Nachgedacht April/Mai 2023

Oster-Stein

„Wer wälzt den Stein von der Tür des Grabes?“, fragten die Frauen, als sie am Ostermorgen zum Grab Jesu unterwegs waren. Für sie war der „Oster-Stein“ gerade der, der aus dem Weg geräumt war und den Blick frei gab in das leere Grab. Der dicke Brocken, der das Leben eben nicht unter sich begraben konnte!

Anders mein „Oster-Stein“: Er wurde mir geradewegs vor die Füße – nein, gewälzt nicht! (Das wäre bei einer Seitenlänge von 4 cm wahrlich übertrieben!) Aber vielleicht doch gelegt – mir so vor die Füße gelegt, dass ich ihn aufheben musste.
Gefunden habe ich ihn am 10. November 1989 an der Ostsee.

Wir waren zur Beerdigung einer Freundin gefahren. Weil wir schon ganz früh hatten starten müssen, waren wir am Vortag zeitig zur Ruhe gegangen. Und hatten so am Abend die aufregende Nachricht von der Öffnung der innerdeutschen Grenze regelrecht verschlafen. Erst unterwegs hörten wir aus dem Radio davon.

Vor Beginn des Trauergottesdienstes war noch eine Stunde Zeit. Ich wollte ein wenig für mich sein und lief den Strand entlang. Da fand ich den Stein. War es zunächst sein kleines Löchlein an der Unterseite, das mich den „Hühnergott“ aufheben ließ? Ich weiß es nicht mehr.

Doch dann fiel mir die Vorderseite ins Auge: Der Stein sieht aus wie ein Hügel. Vorn eine große Öffnung – wie der Eingang zu einer Höhle. Der Grabeshöhle? Eine schemenhafte Gestalt steht darinnen. Ist das der Engel, der sagt: „Jesus ist nicht mehr im Grab. Er ist auferstanden. Er lebt!“ – der?

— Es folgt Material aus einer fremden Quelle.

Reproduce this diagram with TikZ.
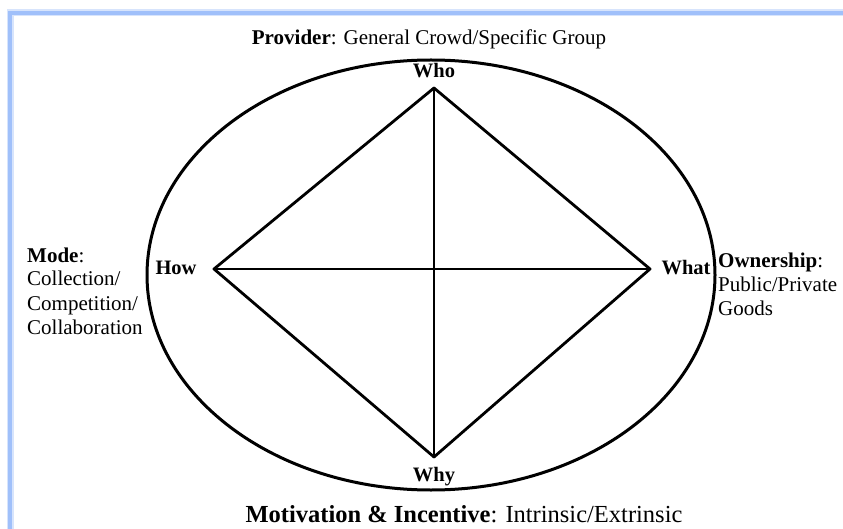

Ich habe sie so gedeutet. Seine Botschaft hat mich an diesem Tag doppelt berührt:Gleich würden wir die tote Freundin ins Grab legen. Und zugleich in die Hände Gottes – in der Hoffnung, dass er sie auferweckt in das neue Leben in seiner neuen Welt. Weil Jesus für uns „den Stein des Todes“ weggewälzt und den Zugang zum Himmel, zum ewigen Leben eröffnet hat. Von dieser Hoffnung lebe ich. Und gerade an einem offenen Grab muss sie sich bewähren.

Dann waren da die herausgebrochenen Steine aus der Mauer. Wie viele Hoffnungen, menschliche Beziehungen, Lebensmöglichkeiten... hatte die steinerne Grenze förmlich unter sich begraben? Wie viele Menschen waren gestorben, weil sie hinaus in die Freiheit wollten, ihnen die Mauer aber den Weg versperrte? Und auf einmal war geschehen, was viele nicht mehr zu hoffen gewagt hatten: Die Steine waren „weggewälzt“. Sicher – in dem Fall öffnete sich es nicht der Weg zum Himmel. Aber zu einer großen Befreiung, zum Aufatmen schon!

Österliche Hoffnung – sie muss sich immer wieder bewähren – an den Gräbern ebenso wie in den schwierigen gesellschaftlichen Fragen. Doch wenn sie die Kraft hat, dicke, lebensfeindliche Brocken aus dem Weg zu wälzen – sollte sie ihre Kraft nicht auch erweisen, z. B. wenn wir um Frieden in der Ukraine beten oder um Hilfe für die in jeder Hinsicht heikle Lage in Syrien? Oder wenn wir …

Wofür brauchen Sie gerade eine große Portion Osterhoffnung? Schauen Sie doch einmal: Vielleicht finden Sie ja Ihren „Oster-Stein“, der Sie an den Grund zu dieser Hoffnung erinnert und Sie befreit aufatmen lässt!